It struck me the other day whilst discussing football at work that no one in our office under the age of 30 would have a vivid recollection of a season when Celtic finished lower than second in the league. Thank the Lord that a mixture of Fergus McCann, Wim Jansen, Martin O’Neill, Gordon Strachan and Neil Lennon delivered us from the mediocre dross we once endured and give us modern success that we have enjoyed both at home and on the continent. But success on the field once proved tremendously elusive and in my opinion Celtic’s lowest ebb came in the summer of 1993.
1992/93 had been a truly miserable time at Parkhead. Manager Liam Brady was actually given a fair bit of money in the transfer market but his big name buys, Cascarino, Gillespie, Slater and Mowbray had all failed to impress. Celtic finished in third place in the league, thirteen points behind Rangers and defeat to Falkirk at Brockville in the Scottish Cup in early 1993 just about summed up the entire situation – calamitous.
What made things worse was that Rangers won the treble and actually had their best ever opportunity of winning the Champions League. The entire continent looked on in utter amazement as a mixture of bizarre incidents helped the Huns throughout that season’s competition. From John Lukic punching a corner kick into his own net to Scott Nisbet’s freak goal against Bruges (seriously if you haven’t seen it, watch it on youtube) to the downpour of biblical proportions at Ibrox that saw Marseilles blow a two goal lead on a mud bath pitch which proved a great leveller on the night.
In Easter of 1993 I was on holiday in Cyprus when Rangers played Marseilles in the Stade Velodrome in a CL group match. The French side dominated the first half with Frank Sauzee giving them a half time lead.
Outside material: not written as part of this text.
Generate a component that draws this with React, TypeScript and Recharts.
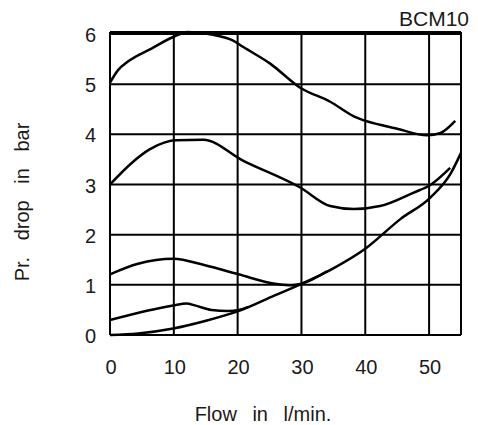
import React from "react";
import { LineChart, Line, XAxis, YAxis, CartesianGrid, ReferenceLine } from "recharts";

const xTicks = [0, 10, 20, 30, 40, 50];
const yTicks = [0, 1, 2, 3, 4, 5, 6];

const curveTop = [
  { flow: 0, drop: 5.03 }, { flow: 1.26, drop: 5.28 }, { flow: 2.8, drop: 5.45 },
  { flow: 6.5, drop: 5.71 }, { flow: 9.9, drop: 5.94 }, { flow: 12.2, drop: 6.04 },
  { flow: 15.9, drop: 5.99 }, { flow: 19.3, drop: 5.87 }, { flow: 20.9, drop: 5.74 },
  { flow: 25.1, drop: 5.41 }, { flow: 29.8, drop: 4.93 }, { flow: 34.5, drop: 4.65 },
  { flow: 38.2, drop: 4.36 }, { flow: 42.3, drop: 4.19 }, { flow: 45, drop: 4.11 },
  { flow: 49.7, drop: 3.98 }, { flow: 51.8, drop: 4.03 }, { flow: 54.1, drop: 4.27 },
];
const curveSecond = [
  { flow: 0, drop: 3.0 }, { flow: 3.4, drop: 3.43 }, { flow: 6.2, drop: 3.7 },
  { flow: 8.6, drop: 3.84 }, { flow: 10.4, drop: 3.88 }, { flow: 14.6, drop: 3.89 },
  { flow: 20.9, drop: 3.47 }, { flow: 29.8, drop: 2.94 }, { flow: 34.5, drop: 2.57 },
  { flow: 38.2, drop: 2.51 }, { flow: 42.3, drop: 2.57 }, { flow: 47.6, drop: 2.84 },
  { flow: 50.2, drop: 2.99 }, { flow: 53.3, drop: 3.33 },
];
const curveThird = [
  { flow: 0, drop: 1.21 }, { flow: 4.4, drop: 1.42 }, { flow: 9.9, drop: 1.52 },
  { flow: 14.9, drop: 1.39 }, { flow: 20.1, drop: 1.21 }, { flow: 26.4, drop: 1.01 },
  { flow: 28.5, drop: 0.99 }, { flow: 30, drop: 1.02 }, { flow: 34, drop: 1.27 },
];
const curveFourth = [
  { flow: 0, drop: 0.3 }, { flow: 9.9, drop: 0.59 }, { flow: 12, drop: 0.63 },
  { flow: 13.3, drop: 0.59 }, { flow: 15.9, drop: 0.5 }, { flow: 18.5, drop: 0.48 },
  { flow: 20.2, drop: 0.5 }, { flow: 21.7, drop: 0.56 },
];
const curveBase = [
  { flow: 0, drop: 0 }, { flow: 4.4, drop: 0.03 }, { flow: 9.9, drop: 0.13 },
  { flow: 14.9, drop: 0.28 }, { flow: 20.2, drop: 0.48 }, { flow: 25.3, drop: 0.76 },
  { flow: 30, drop: 1.02 }, { flow: 35, drop: 1.33 }, { flow: 40, drop: 1.72 },
  { flow: 45.5, drop: 2.31 }, { flow: 50.2, drop: 2.74 }, { flow: 53.3, drop: 3.2 },
  { flow: 55, drop: 3.63 },
];

const series = [curveTop, curveSecond, curveThird, curveFourth, curveBase];

const FONT = "'Liberation Sans', Arial, sans-serif";
const TEXT = "#1a1a1a";

export default function App() {
  return (
    <div style={{ position: "relative", width: 470, height: 417, fontFamily: FONT }}>
      <style>{"html { overflow: hidden; }"}</style>
      <LineChart
        width={470}
        height={417}
        margin={{ top: 24, right: 17, left: 0, bottom: 60 }}
      >
        <CartesianGrid stroke="#000" strokeWidth={2} />
        <XAxis
          type="number"
          dataKey="flow"
          domain={[0, 55]}
          ticks={xTicks}
          axisLine={false}
          tickLine={false}
          tickSize={0}
          tickMargin={25}
          height={30}
          tick={{ fill: TEXT, fontSize: 20, fontFamily: FONT, dx: 1 }}
        />
        <YAxis
          type="number"
          domain={[0, 6]}
          ticks={yTicks}
          axisLine={false}
          tickLine={false}
          tickSize={0}
          tickMargin={14}
          width={102}
          tick={{ fill: TEXT, fontSize: 20, fontFamily: FONT, dy: 1 }}
        />
        <ReferenceLine x={55} stroke="#000" strokeWidth={2} />
        {series.map((d, i) => (
          <Line
            key={i}
            data={d}
            dataKey="drop"
            type="monotone"
            stroke="#000"
            strokeWidth={2.5}
            dot={false}
            activeDot={false}
            isAnimationActive={false}
          />
        ))}
      </LineChart>
      <div
        style={{
          position: "absolute", right: 9, top: 0, fontSize: 21, color: TEXT, lineHeight: "21px",
          whiteSpace: "nowrap",
        }}
      >
        BCM10
      </div>
      <div
        style={{
          position: "absolute", left: 255 - 100, width: 200, top: 396, textAlign: "center",
          fontSize: 20, color: TEXT, wordSpacing: 10, lineHeight: "20px", whiteSpace: "nowrap",
        }}
      >
        Flow in l/min.
      </div>
      <div
        style={{
          position: "absolute", left: 14 - 100, width: 200, top: 194 - 10, textAlign: "center",
          fontSize: 20, color: TEXT, wordSpacing: 11, lineHeight: "20px", whiteSpace: "nowrap",
          transform: "rotate(-90deg)",
        }}
      >
        Pr. drop in bar
      </div>
    </div>
  );
}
In the second half Ian Durrant equalised and it immediately struck me that another Rangers goal would actually take them into the final. A Stein, Shankly or Ferguson would have seized the moment and gone for broke for the winning goal and all the glory that would go with it. But Walter Smith was not of their ilk and typically Rangers settled for a draw and ultimately they lost out in that group by one meagre point. Had Rangers won in Marseilles in all likelihood I would probably have stayed in Cyprus.
Around this time a friend of mine used to buy the Sunday Herald in the far off days when people actually bought newspapers. Fergus McCann issued a questionnaire in one particular issue for Celtic fans who wished to buy shares at the princely sum of £500 per share. Sadly he didn’t get a great response at this stage but his time would come. However the old board of directors then agreed on a ‘pact’ to protect their positions as directors and wee Fergus was foiled for this occasion at least, much to the frustration of the Celtic support.
In May 1993 Celtic’s last home game of the season saw the ‘Jungle’s last stand’ as the fans stood on the famous old enclosure steps for the last time before the builders moved in and welded appalling seats on to those grand old terracing steps. It was hideous looking and the only saving grace was that we endured it for only one season before the Fergus McCann takeover and the building of the current stadium. Fittingly, Dundee were brushed aside by 2-0 in that match.
Rangers actually won the Scottish Cup at Celtic Park a week later as Hampden was undergoing reconstruction and before building work began to put in the new seats the club arranged an emotionally nostalgic night when a mixture of ex Celtic players, ex Manchester United players and various TV celebs got together to give the old Jungle a rousing send off.
Highlight of the night was a wonder goal by a 48 years old Jimmy Johnstone and the constant rain did nothing to dampen Celtic spirits on a night of celebration and defiance in the face of adversity. The fans sang long into the night and lapped it up. If the Lisbon Lions had served the club royally in their prime then it was obvious that they were still a source of tremendous pride to the supporters, even when in their middle age.
That summer Rangers signed Duncan Ferguson for a record £4M transfer fee in a blaze of publicity and were constantly linked with a string of big star players. In those far off summer nights before the electronic revolution of social media I would faithfully go down to the local garage in the early hours for a newspaper, hoping for positive Celtic news on the transfer front and that someone would arrive and deliver us to the promised land.
As it was Pat McGinlay arrived from Hibs for £425,000 and the midfielder was good value, becoming our top scorer the following season, but still a long was short of the quality that we required at that time. It’s difficult for me to convey the feeling of helplessness and misery that we experienced then. It felt as if we were cursed, never to return to the level of success that we once enjoyed.
We were not to know it at that time but things were to improve. Change would come. Slowly, but change none the less.
Sitting here writing this article brings back painful memories but sometimes it’s good to look back then in order to appreciate what we have now. With the double in the bag, CL qualifiers approaching and Balde and Van Dijk now arrived I don’t think I’ll be spending these late summer nights twenty years on pining for the likes of Pat McGinlay. And I mean that with the very greatest respect to Pat.